24º Domingo do Tempo Comum – Ano C

(Ex 32,7-11.13-14; Sl 50[51]; 1Tm 1,12-17; Lc 15,1-32)

1. A cada ano celebramos o domingo da misericórdia no tempo pascal sob o evangelho do João, mas é Lucas que nos oferece o verdadeiro rosto da misericórdia divina através de suas parábolas. Preparando-nos para o evangelho, a liturgia nos oferece esse texto do Êxodo, quando o povo, após a saída do Egito, aos pés do Sinai aguarda o retorno de Moisés que falava com Deus. 
2. Num primeiro momento Deus aparece indignado com o povo que não soube aguardar nem reconhecer o que Ele fizera e já se entregava a um culto pagão, por isso queria exterminá-lo.

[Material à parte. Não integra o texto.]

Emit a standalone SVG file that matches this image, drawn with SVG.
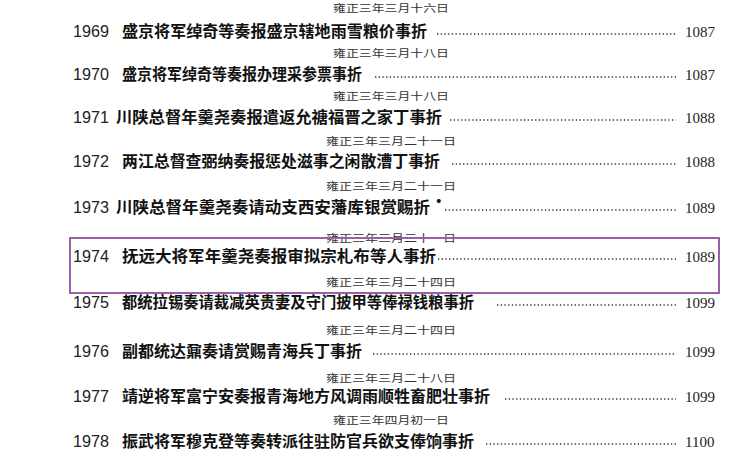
<svg xmlns="http://www.w3.org/2000/svg" width="740" height="457" viewBox="0 0 740 457">
<style>
.n{font-family:"Liberation Sans",sans-serif;font-size:17px;fill:#222}
.t{font-family:"Noto Sans CJK SC",sans-serif;font-weight:bold;font-size:15.5px;fill:#111}
.d{font-family:"Noto Sans CJK SC",sans-serif;font-size:10.5px;fill:#333}
.p{font-family:"Liberation Serif",serif;font-size:15px;fill:#222}
.dot{stroke:#333;stroke-width:1.6;stroke-dasharray:1.3 2.4}
</style>
<rect width="740" height="457" fill="#fff"/>
<g id="dates">
<text class="d" x="333" y="12" textLength="116" lengthAdjust="spacingAndGlyphs">雍正三年三月十六日</text>
<text class="d" x="333" y="57" textLength="116" lengthAdjust="spacingAndGlyphs">雍正三年三月十八日</text>
<text class="d" x="333" y="100" textLength="116" lengthAdjust="spacingAndGlyphs">雍正三年三月十八日</text>
<text class="d" x="326" y="145" textLength="130" lengthAdjust="spacingAndGlyphs">雍正三年三月二十一日</text>
<text class="d" x="326" y="190" textLength="130" lengthAdjust="spacingAndGlyphs">雍正三年三月二十一日</text>
<text class="d" x="326" y="242" textLength="130" lengthAdjust="spacingAndGlyphs">雍正三年三月二十一日</text>
<text class="d" x="326" y="286" textLength="130" lengthAdjust="spacingAndGlyphs">雍正三年三月二十四日</text>
<text class="d" x="326" y="334" textLength="130" lengthAdjust="spacingAndGlyphs">雍正三年三月二十四日</text>
<text class="d" x="326" y="382" textLength="130" lengthAdjust="spacingAndGlyphs">雍正三年三月二十八日</text>
<text class="d" x="333" y="424" textLength="116" lengthAdjust="spacingAndGlyphs">雍正三年四月初一日</text>
</g>
<g id="e1969"><text class="n" x="73" y="37" textLength="36" lengthAdjust="spacingAndGlyphs">1969</text><text class="t" x="122" y="37" textLength="305" lengthAdjust="spacingAndGlyphs">盛京将军绰奇等奏报盛京辖地雨雪粮价事折</text><text class="p" x="685" y="37">1087</text></g>
<g id="e1970"><text class="n" x="73" y="80" textLength="36" lengthAdjust="spacingAndGlyphs">1970</text><text class="t" x="122" y="80" textLength="240" lengthAdjust="spacingAndGlyphs">盛京将军绰奇等奏报办理采参票事折</text><text class="p" x="685" y="80">1087</text></g>
<g id="e1971"><text class="n" x="73" y="123" textLength="36" lengthAdjust="spacingAndGlyphs">1971</text><text class="t" x="116" y="123" textLength="326" lengthAdjust="spacingAndGlyphs">川陕总督年羹尧奏报遣返允禟福晋之家丁事折</text><text class="p" x="685" y="123">1088</text></g>
<g id="e1972"><text class="n" x="73" y="167" textLength="36" lengthAdjust="spacingAndGlyphs">1972</text><text class="t" x="122" y="167" textLength="318" lengthAdjust="spacingAndGlyphs">两江总督查弼纳奏报惩处滋事之闲散漕丁事折</text><text class="p" x="685" y="167">1088</text></g>
<g id="e1973"><text class="n" x="73" y="213" textLength="36" lengthAdjust="spacingAndGlyphs">1973</text><text class="t" x="116" y="213" textLength="314" lengthAdjust="spacingAndGlyphs">川陕总督年羹尧奏请动支西安藩库银赏赐折</text><text class="t" x="431" y="207">·</text><text class="p" x="685" y="213">1089</text></g>
<g id="e1974"><rect x="70" y="238" width="649" height="55" fill="none" stroke="#9b5fa6" stroke-width="2"/><text class="n" x="73" y="262" textLength="36" lengthAdjust="spacingAndGlyphs">1974</text><text class="t" x="122" y="262" textLength="314" lengthAdjust="spacingAndGlyphs">抚远大将军年羹尧奏报审拟宗札布等人事折</text><text class="p" x="685" y="262">1089</text></g>
<g id="e1975"><text class="n" x="73" y="308" textLength="36" lengthAdjust="spacingAndGlyphs">1975</text><text class="t" x="122" y="308" textLength="352" lengthAdjust="spacingAndGlyphs">都统拉锡奏请裁减英贵妻及守门披甲等俸禄钱粮事折</text><text class="p" x="685" y="308">1099</text></g>
<g id="e1976"><text class="n" x="73" y="357" textLength="36" lengthAdjust="spacingAndGlyphs">1976</text><text class="t" x="122" y="357" textLength="240" lengthAdjust="spacingAndGlyphs">副都统达鼐奏请赏赐青海兵丁事折</text><text class="p" x="685" y="357">1099</text></g>
<g id="e1977"><text class="n" x="73" y="402" textLength="36" lengthAdjust="spacingAndGlyphs">1977</text><text class="t" x="122" y="402" textLength="368" lengthAdjust="spacingAndGlyphs">靖逆将军富宁安奏报青海地方风调雨顺牲畜肥壮事折</text><text class="p" x="685" y="402">1099</text></g>
<g id="e1978"><text class="n" x="73" y="447" textLength="36" lengthAdjust="spacingAndGlyphs">1978</text><text class="t" x="122" y="447" textLength="352" lengthAdjust="spacingAndGlyphs">振武将军穆克登等奏转派往驻防官兵欲支俸饷事折</text><text class="p" x="685" y="447">1100</text></g>
<g id="connectors">
<line class="dot" x1="437" y1="34" x2="676" y2="34"/>
<line class="dot" x1="375" y1="77" x2="676" y2="77"/>
<line class="dot" x1="450" y1="120" x2="676" y2="120"/>
<line class="dot" x1="452" y1="164" x2="676" y2="164"/>
<line class="dot" x1="445" y1="210" x2="676" y2="210"/>
<line class="dot" x1="438" y1="259" x2="676" y2="259"/>
<line class="dot" x1="497" y1="305" x2="676" y2="305"/>
<line class="dot" x1="373" y1="354" x2="676" y2="354"/>
<line class="dot" x1="505" y1="399" x2="676" y2="399"/>
<line class="dot" x1="486" y1="444" x2="676" y2="444"/>
</g>
</svg>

Num segundo momento encontramos a Moisés que intercede pelo povo.  A admirável posição de Moisés nasce da compreensão da sua própria natureza humana, solidária com aqueles que não têm ideia do que estão fazendo.
3. A única maneira de salvar o povo não é prometendo que eles não mais errarão, mas apelando para aquilo que Deus é: paciência, amor, misericórdia. O salmo penitencial completa a reflexão. A misericórdia divina manifestada em Cristo Jesus também tocou a Paulo, nos revela em seu testemunho a Timóteo. Paulo tem muitas razões, pela sua história pessoal, em acreditar na bondade de Deus para com o pecador.
4. Das parábolas da misericórdia aqui apresentadas já tivemos uma visão sobre os dois filhos no 4º domingo da Quaresma. Hoje retomaremos a introdução e as duas pequenas parábolas que se seguem. As parábolas são contadas para aqueles que se achavam justos e não entendem a dinâmica divina que busca os pecadores e até faz festa. Por um acaso é desejo de Deus condenar o seu humano que errou?
5. Quem precisa de fato converter-se são os justos e não os pecadores, por não se ‘misturarem’ e por não entenderem quem de fato é Deus e assim correndo o risco de ficar de fora da festa. A narrativa da ovelha perdida se apresenta como algo desproporcional e exagerado para quem perdeu uma só ovelha. Na imagem desse pastor, Jesus inverte a imagem de Deus.
6. Não se trata de um incentivo a pecar para ser ‘buscado’, mas de perceber que diante de Deus somos todos pecadores e que ele não nos ama em proporção aos nossos méritos. Deus simplesmente ama. Deus vê a todos como seus filhos, mas nós não nos vemos como irmãos nos sucessos e infortúnios da vida. Segundo Jesus nós nos surpreenderíamos com o modo de agir de Deus.
7. A segunda parábola vem como reforço da ideia colocada na primeira, mas numa proporção menor. Os detalhes da mulher que busca a moeda incansavelmente surpreendem. Deus é assim, diz Jesus, não se resigna perder nenhuma de suas criaturas, toma a iniciativa, ainda que respeite a liberdade do homem, como na parábola do filho pródigo. 
8. Um aspecto se sobressai nessa parábola: ninguém até então tinha ousado apresentar a imagem divina sob o manto feminino. Essa linguagem rompe todos os esquemas tradicionais que imaginavam a Deus sob a ótica masculina. No trabalho feminino, nas simples tarefas diárias, Jesus não só reconhece o seu valor, mas utiliza como metáfora do amor de Deus.
9. Mas não basta só reconhecer a misericórdia de Deus. Ligando o evangelho a primeira leitura o texto nos questiona sobre o quanto somos capazes de nos identificar com o outro e de perdoa-lo. Até que ponto somos capazes de nos identificar com a sua exagerada mania de salvar a todos e fazer festa? Por isso a última parábola termina à porta da casa, sem sabermos se o filho mais velho entrou ou não para a festa.